Exercise :: Tally the lines that include the word "React" and reply with nothing but the total.

=== Recorded information ===

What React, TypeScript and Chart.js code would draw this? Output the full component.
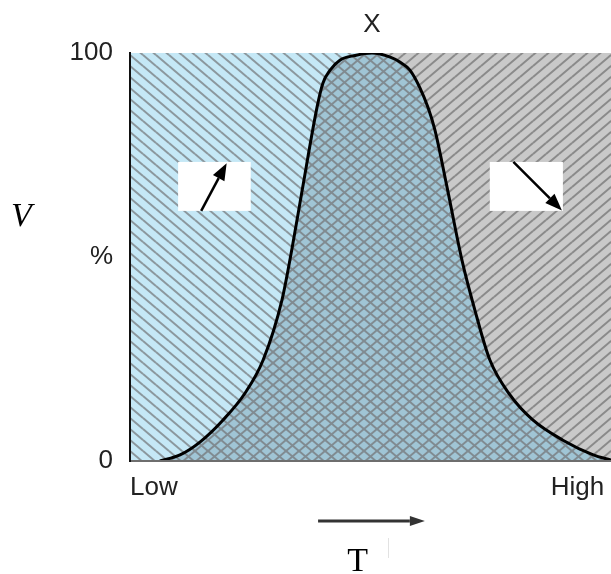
import React, { useEffect, useRef } from 'react';
import { Chart, registerables } from 'chart.js';

Chart.register(...registerables);

// Curve (x: Low→High in 0..100, y: percent)
const curveX = [6.2, 10.4, 14.6, 19.3, 23.9, 27.7, 31.6, 33.7, 35.8, 38.9, 40.1, 41.6, 43.7, 46.8, 50.3, 54.1, 56.1, 58.2, 60.3, 62.0, 63.4, 65.9, 69.0, 71.7, 74.8, 79.0, 83.8, 90.0, 96.3, 100];
const curveY = [0, 1.5, 4.7, 10.0, 16.6, 24.8, 39.5, 52.2, 66.4, 86.8, 92.6, 95.8, 98.3, 99.4, 100, 99.0, 97.8, 95.8, 91.4, 86.5, 81.1, 67.2, 49.3, 37.0, 24.8, 16.2, 10.0, 5.1, 1.5, 0.2];
const peakX = 50.3;

const xTickValues = [0, 98.6];
const xTickLabels = ['Low', 'High'];
const yTickValues = [0, 50, 100];
const yTickLabels = ['0', '%', '100'];

const topLabel = 'X';
const yLabel = 'V';
const xLabel = 'T';

// annotation boxes (data coords)
const boxXs = [[10.0, 25.1], [74.8, 90.0]];
const boxYs = [[61.3, 73.3], [61.3, 73.3]];
const arrowFrom = [[14.8, 61.3], [79.7, 73.3]];
const arrowTo = [[20.1, 73.0], [89.8, 61.4]];
const bottomArrowX = [39.1, 61.3];

const SANS = '"Liberation Sans", Arial, Helvetica, sans-serif';
const SERIF = '"Liberation Serif", "Times New Roman", serif';

function makePattern(bg: string, line: string, dirs: string[], w: number, h: number) {
  const c = document.createElement('canvas');
  c.width = w;
  c.height = h;
  const g = c.getContext('2d')!;
  g.fillStyle = bg;
  g.fillRect(0, 0, w, h);
  g.strokeStyle = line;
  g.lineWidth = 2;
  for (const d of dirs) {
    for (let i = -1; i <= 1; i++) {
      for (let j = -1; j <= 1; j++) {
        g.beginPath();
        if (d === 'down') {
          g.moveTo(i * w, j * h);
          g.lineTo(i * w + w, j * h + h);
        } else {
          g.moveTo(i * w, j * h + h);
          g.lineTo(i * w + w, j * h);
        }
        g.stroke();
      }
    }
  }
  return g.createPattern(c, 'repeat')!;
}

function drawArrow(ctx: CanvasRenderingContext2D, x1: number, y1: number, x2: number, y2: number, lw: number, headLen: number, headHalf: number, color: string) {
  const ang = Math.atan2(y2 - y1, x2 - x1);
  const bx = x2 - headLen * Math.cos(ang);
  const by = y2 - headLen * Math.sin(ang);
  ctx.save();
  ctx.strokeStyle = color;
  ctx.fillStyle = color;
  ctx.lineWidth = lw;
  ctx.beginPath();
  ctx.moveTo(x1, y1);
  ctx.lineTo(bx, by);
  ctx.stroke();
  ctx.beginPath();
  ctx.moveTo(x2, y2);
  ctx.lineTo(bx + headHalf * Math.sin(ang), by - headHalf * Math.cos(ang));
  ctx.lineTo(bx - headHalf * Math.sin(ang), by + headHalf * Math.cos(ang));
  ctx.closePath();
  ctx.fill();
  ctx.restore();
}

const annotPlugin = {
  id: 'annot',
  afterDraw(chart: any) {
    const { ctx, chartArea } = chart;
    const xs = chart.scales.x;
    const ys = chart.scales.y;
    ctx.save();
    for (let i = 0; i < boxXs.length; i++) {
      const l = xs.getPixelForValue(boxXs[i][0]);
      const r = xs.getPixelForValue(boxXs[i][1]);
      const t = ys.getPixelForValue(boxYs[i][1]);
      const b = ys.getPixelForValue(boxYs[i][0]);
      ctx.fillStyle = '#ffffff';
      ctx.fillRect(l, t, r - l, b - t);
      drawArrow(
        ctx,
        xs.getPixelForValue(arrowFrom[i][0]), ys.getPixelForValue(arrowFrom[i][1]),
        xs.getPixelForValue(arrowTo[i][0]), ys.getPixelForValue(arrowTo[i][1]),
        2.5, 17, 6.5, '#000'
      );
    }
    ctx.fillStyle = '#222';
    ctx.font = `26px ${SANS}`;
    ctx.textAlign = 'center';
    ctx.textBaseline = 'alphabetic';
    ctx.fillText(topLabel, xs.getPixelForValue(peakX), chartArea.top - 21);
    ctx.fillStyle = '#000';
    ctx.font = `italic 34px ${SERIF}`;
    ctx.textAlign = 'left';
    ctx.fillText(yLabel, 11, ys.getPixelForValue(57.5));
    const ay = chartArea.bottom + 60;
    drawArrow(ctx, xs.getPixelForValue(bottomArrowX[0]), ay, xs.getPixelForValue(bottomArrowX[1]), ay, 3, 15, 5, '#333');
    ctx.strokeStyle = '#e2e2e2';
    ctx.lineWidth = 1;
    ctx.beginPath();
    ctx.moveTo(Math.round(xs.getPixelForValue(53.6)) + 0.5, chartArea.bottom + 77);
    ctx.lineTo(Math.round(xs.getPixelForValue(53.6)) + 0.5, chartArea.bottom + 97);
    ctx.stroke();
    ctx.fillStyle = '#000';
    ctx.font = `34px ${SERIF}`;
    ctx.textAlign = 'center';
    ctx.fillText(xLabel, xs.getPixelForValue(47.3), chartArea.bottom + 110);
    ctx.restore();
  },
};

export default function App() {
  const ref = useRef<HTMLCanvasElement>(null);
  useEffect(() => {
    if (!ref.current) return;
    const bluePat = makePattern('#c5e8f6', '#8b979d', ['down'], 13, 11);
    const grayPat = makePattern('#c9c9c9', '#8a8a8a', ['up'], 13, 11);
    const crossPat = makePattern('#a0c5d5', '#808b91', ['down', 'up'], 13, 11);
    const chart = new Chart(ref.current, {
      type: 'line',
      data: {
        datasets: [
          {
            data: curveX.map((x, i) => ({ x, y: curveY[i] })),
            borderColor: '#000',
            borderWidth: 3,
            pointRadius: 0,
            fill: 'origin',
            backgroundColor: crossPat,
            cubicInterpolationMode: 'monotone',
          },
          {
            data: [{ x: 0, y: 100 }, { x: peakX, y: 100 }],
            borderColor: 'rgba(0,0,0,0)',
            borderWidth: 0,
            pointRadius: 0,
            fill: 'origin',
            backgroundColor: bluePat,
          },
          {
            data: [{ x: peakX, y: 100 }, { x: 100, y: 100 }],
            borderColor: 'rgba(0,0,0,0)',
            borderWidth: 0,
            pointRadius: 0,
            fill: 'origin',
            backgroundColor: grayPat,
          },
        ],
      } as any,
      options: {
        animation: false,
        responsive: false,
        events: [],
        plugins: { legend: { display: false }, tooltip: { enabled: false }, title: { display: false } },
        layout: { padding: { top: 53, left: 0, right: 0, bottom: 0 } },
        scales: {
          x: {
            type: 'linear',
            min: 0,
            max: 100,
            afterBuildTicks: (s: any) => {
              s.ticks = xTickValues.map((v) => ({ value: v }));
            },
            afterFit: (s: any) => {
              s.height = 113;
              s.paddingLeft = 0;
              s.paddingRight = 0;
            },
            ticks: {
              align: 'inner',
              padding: 11,
              color: '#222',
              maxRotation: 0,
              autoSkip: false,
              font: { family: SANS, size: 26 },
              callback: (v: any) => xTickLabels[xTickValues.indexOf(Number(v))],
            },
            grid: { color: 'rgba(0,0,0,0)', drawTicks: false },
            border: { color: '#6e6e6e', width: 2, z: 1 },
          },
          y: {
            type: 'linear',
            min: 0,
            max: 100,
            afterBuildTicks: (s: any) => {
              s.ticks = yTickValues.map((v) => ({ value: v }));
            },
            afterFit: (s: any) => {
              s.width = 130;
            },
            ticks: {
              padding: 17,
              color: '#222',
              autoSkip: false,
              font: { family: SANS, size: 26 },
              callback: (v: any) => yTickLabels[yTickValues.indexOf(Number(v))],
            },
            grid: { color: 'rgba(0,0,0,0)', drawTicks: false },
            border: { color: '#111', width: 2, z: 1 },
          },
        },
      } as any,
      plugins: [annotPlugin],
    });
    return () => chart.destroy();
  }, []);
  return (
    <div style={{ position: 'absolute', left: 0, top: 0, width: 611, height: 574, background: '#fff' }}>
      <canvas ref={ref} width={611} height={574} style={{ display: 'block' }} />
    </div>
  );
}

===

Result of this task :: 2